─── STORED DATA
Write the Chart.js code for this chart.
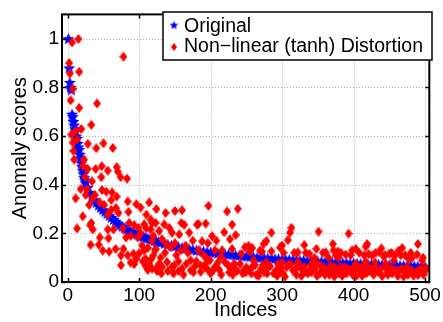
<!DOCTYPE html>
<html>
<head>
<meta charset="utf-8">
<script src="https://cdn.jsdelivr.net/npm/chart.js@4.4.1/dist/chart.umd.min.js"></script>
<style>
  html, body { margin: 0; padding: 0; background: #fff; }
  #wrap { width: 443px; height: 322px; }
</style>
</head>
<body>
<div id="wrap"><canvas id="anomalyChart" width="443" height="322"></canvas></div>
<script>
// axis ticks
const xTicks = [0, 100, 200, 300, 400, 500];
const yTicks = [0, 0.2, 0.4, 0.6, 0.8, 1];
const seriesNames = ['Original', 'Non\u2212linear (tanh) Distortion'];

// sorted anomaly scores of the original data [index, score]
const originalPts = [
  [1, 1.00], [2, 0.88], [3, 0.82], [4, 0.80], [5, 0.79], [6, 0.69], [7, 0.68], [8, 0.66],
  [9, 0.645], [10, 0.63], [11, 0.62], [12, 0.60], [13, 0.59], [14, 0.57], [15, 0.555],
  [16, 0.545], [17, 0.525], [18, 0.51], [19, 0.49], [20, 0.475], [21, 0.46], [22, 0.445],
  [23, 0.43], [24, 0.42], [25, 0.41], [28, 0.388], [31, 0.368], [34, 0.352], [37, 0.338],
  [40, 0.326], [43, 0.316], [46, 0.306], [49, 0.297], [52, 0.289], [55, 0.281], [58, 0.273],
  [61, 0.265], [64, 0.257], [67, 0.249], [70, 0.241], [73, 0.234], [76, 0.228], [79, 0.222],
  [82, 0.217], [85, 0.212], [88, 0.207], [91, 0.203], [94, 0.199], [97, 0.196], [100, 0.193],
  [103, 0.189], [106, 0.186], [109, 0.182], [112, 0.179], [115, 0.176], [118, 0.173],
  [121, 0.17], [124, 0.167], [127, 0.165], [130, 0.162], [135, 0.158], [140, 0.154],
  [145, 0.15], [150, 0.147], [155, 0.144], [160, 0.141], [165, 0.138], [170, 0.135],
  [175, 0.133], [180, 0.13], [185, 0.128], [190, 0.126], [195, 0.124], [200, 0.122],
  [205, 0.12], [210, 0.118], [215, 0.116], [220, 0.115], [225, 0.113], [230, 0.112],
  [235, 0.11], [240, 0.109], [245, 0.107], [250, 0.106], [255, 0.104], [260, 0.103],
  [265, 0.101], [270, 0.1], [275, 0.099], [280, 0.098], [285, 0.097], [290, 0.096],
  [295, 0.095], [300, 0.094], [305, 0.093], [310, 0.092], [315, 0.091], [320, 0.09],
  [325, 0.089], [330, 0.088], [335, 0.087], [340, 0.086], [345, 0.085], [350, 0.085],
  [355, 0.084], [360, 0.083], [365, 0.082], [370, 0.081], [375, 0.08], [380, 0.08],
  [385, 0.079], [390, 0.078], [395, 0.077], [400, 0.077], [405, 0.076], [410, 0.075],
  [415, 0.075], [420, 0.074], [425, 0.073], [430, 0.073], [435, 0.072], [440, 0.071],
  [445, 0.071], [450, 0.07], [455, 0.069], [460, 0.069], [465, 0.068], [470, 0.067],
  [475, 0.067], [480, 0.066], [485, 0.065], [490, 0.065], [495, 0.064], [500, 0.063]
];

// scores after the tanh distortion [index, score]
const distortedPts = [
  [2, .90], [3, .857], [4, .747], [5, .606], [6, .985], [7, .794], [7, .573], [8, .539],
  [9, .503], [11, .62], [11, .344], [13, .586], [13, .22], [15, .999], [16, .864], [16, .716],
  [18, .382], [19, .629], [21, .27], [21, .478], [22.7, .503], [24.5, .431], [25, .358],
  [27, .382], [28, .568], [28, .465], [30, .317], [31.5, .233], [32, .153], [33, .646],
  [33, .243], [34, .414], [35, .344], [35, .216], [38, .358], [39, .465], [40, .55], [41, .734],
  [43.5, .153], [45, .327], [45, .183], [47, .431], [47.6, .476], [48, .378], [49, .129],
  [50, .57], [51, .317], [54, .371], [56, .458], [56, .277], [56, .216], [57, .18], [58, .125],
  [61, .337], [61, .297], [62, .368], [63, .551], [64, .216], [67, .136], [67.6, .304],
  [68.5, .472], [68.5, .351], [70, .454], [71, .284], [74, .431], [74.5, .109], [74.5, .069],
  [77, .22], [78, .926], [78, .136], [81.5, .183], [83, .425], [84, .331], [84, .109],
  [85, .288], [86, .243], [88, .19], [88, .08], [92, .116], [93, .234], [93, .073], [96, .32],
  [96, .095], [98, .183], [99, .223], [100, .118], [102, .306], [102, .2], [104, .15],
  [105, .085], [107, .129], [107, .237], [109, .095], [109, .065], [110, .277], [110, .22],
  [112, .14], [112, .05], [114, .075], [114, .327], [116, .257], [116, .216], [117, .095],
  [118, .243], [118, .17], [118, .055], [120, .11], [120, .19], [122, .13], [123, .243],
  [123, .135], [124, .3], [125, .045], [125.5, .062],
  [128, .075], [128, .21], [130, .1], [131, .035], [132, .176], [132, .062], [135, .237],
  [136, .12], [137, .284], [138, .155], [139, .082], [140, .045], [142, .223], [144, .143],
  [146, .203], [146, .062], [148, .035], [149, .068], [150, .292], [150, .16], [152, .11],
  [155, .085], [155, .045], [156, .196], [158, .13], [159, .243], [160, .295], [160, .055],
  [162, .03], [163, .235], [165, .15], [166, .075], [168, .12], [170, .203], [172, .089],
  [172, .048], [175, .17], [176, .04], [178, .065], [180, .085], [181, .236], [183, .238],
  [183, .13], [186, .068], [186, .042], [188, .167], [190, .11], [192, .06], [193, .24],
  [193, .076], [195, .095], [196, .16], [197, .313], [197, .048], [199, .09], [200, .035],
  [202, .189], [204, .05], [206, .13], [206, .062], [208, .17], [210, .08],
  [212, .05], [214, .102], [215, .03], [216, .13], [219, .205], [220, .082], [223, .29],
  [224, .07], [226, .04], [227, .176], [228, .06], [230, .236], [230, .136], [231, .03],
  [233, .075], [234, .055], [235, .193], [237, .045], [238, .301], [241, .075], [243, .116],
  [245, .035], [246, .048], [248, .143], [249, .04], [250, .06], [253, .149], [254, .05],
  [255, .125], [257, .035], [258, .14], [259, .065], [260, .089], [262, .07], [264, .03],
  [267, .025], [268, .04], [269, .129], [271, .055], [272, .125], [273, .07], [274, .156],
  [275, .04], [278, .169], [278, .08], [279, .035], [280, .06], [283, .065], [285, .203],
  [285, .126], [288, .035], [292, .05], [293, .025], [294, .075], [297, .142], [298, .04],
  [299, .06], [300, .08], [300, .15], [301, .035], [302, .12], [304, .022], [306, .06],
  [308, .172], [309, .07], [311, .203], [312, .075], [313, .223], [315, .048], [317, .12],
  [319, .055], [320, .03], [322, .122], [322, .082], [324, .065], [327, .025], [328, .05],
  [331, .152], [331, .062], [332, .04], [333, .12], [336, .035], [338, .116], [339, .05],
  [340, .07],
  [341, .04], [343, .082], [344, .065], [345, .1], [346, .05], [348, .136], [349, .025],
  [350, .075], [351, .207], [353, .035], [354, .065], [356, .045], [357, .12], [358, .06],
  [360, .03], [361, .122], [361, .048], [364, .05], [365, .1], [366, .03], [368, .065],
  [369, .045], [371, .156], [372, .13], [373, .022], [373, .062], [374, .04], [375, .109],
  [377, .05], [378, .125], [379, .1], [380, .035], [381, .06], [382, .12], [384, .025],
  [385, .048], [387, .06], [389, .113], [390, .035], [391, .055], [393, .199], [395, .05],
  [396, .11], [398, .13], [399, .029], [400, .06], [401, .045], [403, .075], [403, .136],
  [404, .025], [405, .06], [408, .12], [409, .055], [410, .04], [412, .025], [413, .065],
  [414, .045], [415, .11], [417, .145], [417, .082], [418, .035], [419, .156], [420, .06],
  [421, .115], [422, .045], [424, .055], [426, .109], [426, .042], [428, .03], [429, .06],
  [430, .08], [431, .12], [432, .05], [435, .04], [436, .122], [438, .055], [439, .138],
  [440, .024], [442, .105], [444, .11], [445, .075], [446, .055], [447, .04], [448, .03],
  [450, .116], [452, .056], [453, .12], [454, .035], [456, .089], [457, .05], [458, .11],
  [460, .045], [462, .025], [463, .129], [464, .045], [466, .11], [467, .055], [468, .14],
  [470, .022], [471, .05], [472, .11], [473, .04], [475, .06], [476, .03], [477, .095],
  [478, .05], [480, .12], [481, .048], [482, .1], [484, .025], [487, .04], [489, .113],
  [490, .156], [490, .029], [491, .05], [494, .045], [495, .055], [496, .089], [497, .1],
  [498, .03], [500, .045], [501, .059]
];

const fontFamily = "'Liberation Sans', Arial, Helvetica, sans-serif";

// filled pentagram marker
function makeStar(r, color) {
  const s = Math.ceil(r * 2) + 2;
  const c = document.createElement('canvas');
  c.width = s; c.height = s;
  const g = c.getContext('2d');
  g.fillStyle = color;
  g.beginPath();
  for (let i = 0; i < 10; i++) {
    const rad = i % 2 ? r * 0.45 : r;
    const a = -Math.PI / 2 + i * Math.PI / 5;
    const px = s / 2 + rad * Math.cos(a);
    const py = s / 2 + 0.5 + rad * Math.sin(a);
    if (i === 0) g.moveTo(px, py); else g.lineTo(px, py);
  }
  g.closePath();
  g.fill();
  return c;
}

// filled diamond marker
function makeDiamond(w, h, color) {
  const c = document.createElement('canvas');
  c.width = w; c.height = h;
  const g = c.getContext('2d');
  g.fillStyle = color;
  g.beginPath();
  g.moveTo(w / 2, 0);
  g.lineTo(w, h / 2);
  g.lineTo(w / 2, h);
  g.lineTo(0, h / 2);
  g.closePath();
  g.fill();
  return c;
}

const starImg = makeStar(6.3, '#0000ff');
const diamondImg = makeDiamond(8, 10, '#ff0000');
const legendStar = makeStar(4.5, '#0000ff');
const legendDiamond = makeDiamond(6, 8, '#ff0000');

// grid, box with inner ticks, and the legend (matlab style)
const matlabAxes = {
  id: 'matlabAxes',
  beforeDatasetsDraw(chart) {
    const { ctx, chartArea: a, scales: { x, y } } = chart;
    ctx.save();
    ctx.strokeStyle = '#b4b4b4';
    ctx.lineWidth = 1;
    ctx.setLineDash([1, 2]);
    ctx.beginPath();
    xTicks.forEach(v => {
      const px = Math.round(x.getPixelForValue(v)) + 0.5;
      ctx.moveTo(px, a.top); ctx.lineTo(px, a.bottom);
    });
    yTicks.forEach(v => {
      const py = Math.round(y.getPixelForValue(v)) + 0.5;
      ctx.moveTo(a.left, py); ctx.lineTo(a.right, py);
    });
    ctx.stroke();
    ctx.restore();
  },
  afterDatasetsDraw(chart) {
    const { ctx, chartArea: a, scales: { x, y } } = chart;
    ctx.save();
    ctx.strokeStyle = '#000';
    ctx.lineWidth = 1.5;
    ctx.beginPath();
    const tl = 4;
    xTicks.forEach(v => {
      const px = Math.round(x.getPixelForValue(v)) + 0.5;
      ctx.moveTo(px, a.bottom); ctx.lineTo(px, a.bottom - tl);
      ctx.moveTo(px, a.top); ctx.lineTo(px, a.top + tl);
    });
    yTicks.forEach(v => {
      const py = Math.round(y.getPixelForValue(v)) + 0.5;
      ctx.moveTo(a.left, py); ctx.lineTo(a.left + tl, py);
      ctx.moveTo(a.right, py); ctx.lineTo(a.right - tl, py);
    });
    ctx.stroke();
    ctx.lineWidth = 2;
    ctx.strokeRect(a.left, a.top, a.right - a.left, a.bottom - a.top);
    ctx.restore();
  },
  afterDraw(chart) {
    const { ctx } = chart;
    const box = { x: 163, y: 12, w: 269, h: 48 };
    ctx.save();
    ctx.fillStyle = '#fff';
    ctx.fillRect(box.x, box.y, box.w, box.h);
    ctx.strokeStyle = '#000';
    ctx.lineWidth = 1.5;
    ctx.strokeRect(box.x, box.y, box.w, box.h);
    ctx.drawImage(legendStar, 174 - legendStar.width / 2, 25 - legendStar.height / 2);
    ctx.drawImage(legendDiamond, 174 - legendDiamond.width / 2, 47 - legendDiamond.height / 2);
    ctx.fillStyle = '#000';
    ctx.font = '19.5px ' + fontFamily;
    ctx.textBaseline = 'alphabetic';
    ctx.fillText(seriesNames[0], 184, 32);
    ctx.fillText(seriesNames[1], 184, 52);
    ctx.restore();
  }
};

document.addEventListener('DOMContentLoaded', function () {
  const ctx = document.getElementById('anomalyChart').getContext('2d');
  const tickFont = { family: fontFamily, size: 19 };
  const titleFont = { family: fontFamily, size: 20 };

  const anomalyChart = new Chart(ctx, {
    type: 'scatter',
    data: {
      datasets: [{
        label: seriesNames[0],
        data: originalPts.map(p => ({ x: p[0], y: p[1] })),
        pointStyle: starImg,
        order: 2
      }, {
        label: seriesNames[1],
        data: distortedPts.map(p => ({ x: p[0], y: p[1] })),
        pointStyle: diamondImg,
        order: 1
      }]
    },
    options: {
      responsive: false,
      animation: false,
      events: [],
      layout: { padding: { left: 0, right: 11, top: 10, bottom: 0 } },
      plugins: {
        legend: { display: false },
        tooltip: { enabled: false }
      },
      scales: {
        x: {
          type: 'linear',
          min: -8,
          max: 506,
          grid: { display: false, drawTicks: false },
          border: { display: false },
          afterBuildTicks: s => { s.ticks = xTicks.map(v => ({ value: v })); },
          afterFit: s => { s.height = 40; },
          ticks: {
            color: '#000', font: tickFont, padding: 2,
            maxRotation: 0, autoSkip: false,
            callback: v => String(v)
          },
          title: {
            display: true, text: 'Indices', color: '#000', font: titleFont,
            padding: { top: 0, bottom: 0 }
          }
        },
        y: {
          type: 'linear',
          min: 0,
          max: 1.1,
          grid: { display: false, drawTicks: false },
          border: { display: false },
          afterBuildTicks: s => { s.ticks = yTicks.map(v => ({ value: v })); },
          afterFit: s => { s.width = 62; },
          ticks: {
            color: '#000', font: tickFont, padding: 3,
            callback: v => String(Number(v.toFixed(1)))
          },
          title: {
            display: true, text: 'Anomaly scores', color: '#000', font: titleFont,
            padding: { top: 8, bottom: 0 }
          }
        }
      }
    },
    plugins: [matlabAxes]
  });
});
</script>
</body>
</html>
──────
- _TASK INSTRUCTIONS_
Omitting all pictures, restate exactly the lines of the material from its start through the line that contains "const seriesNames = ['Original', 'Non\u2212linear".

- _RESPONSE TO THIS TASK_
Write the Chart.js code for this chart.
<!DOCTYPE html>
<html>
<head>
<meta charset="utf-8">
<script src="https://cdn.jsdelivr.net/npm/chart.js@4.4.1/dist/chart.umd.min.js"></script>
<style>
  html, body { margin: 0; padding: 0; background: #fff; }
  #wrap { width: 443px; height: 322px; }
</style>
</head>
<body>
<div id="wrap"><canvas id="anomalyChart" width="443" height="322"></canvas></div>
<script>
// axis ticks
const xTicks = [0, 100, 200, 300, 400, 500];
const yTicks = [0, 0.2, 0.4, 0.6, 0.8, 1];
const seriesNames = ['Original', 'Non\u2212linear (tanh) Distortion'];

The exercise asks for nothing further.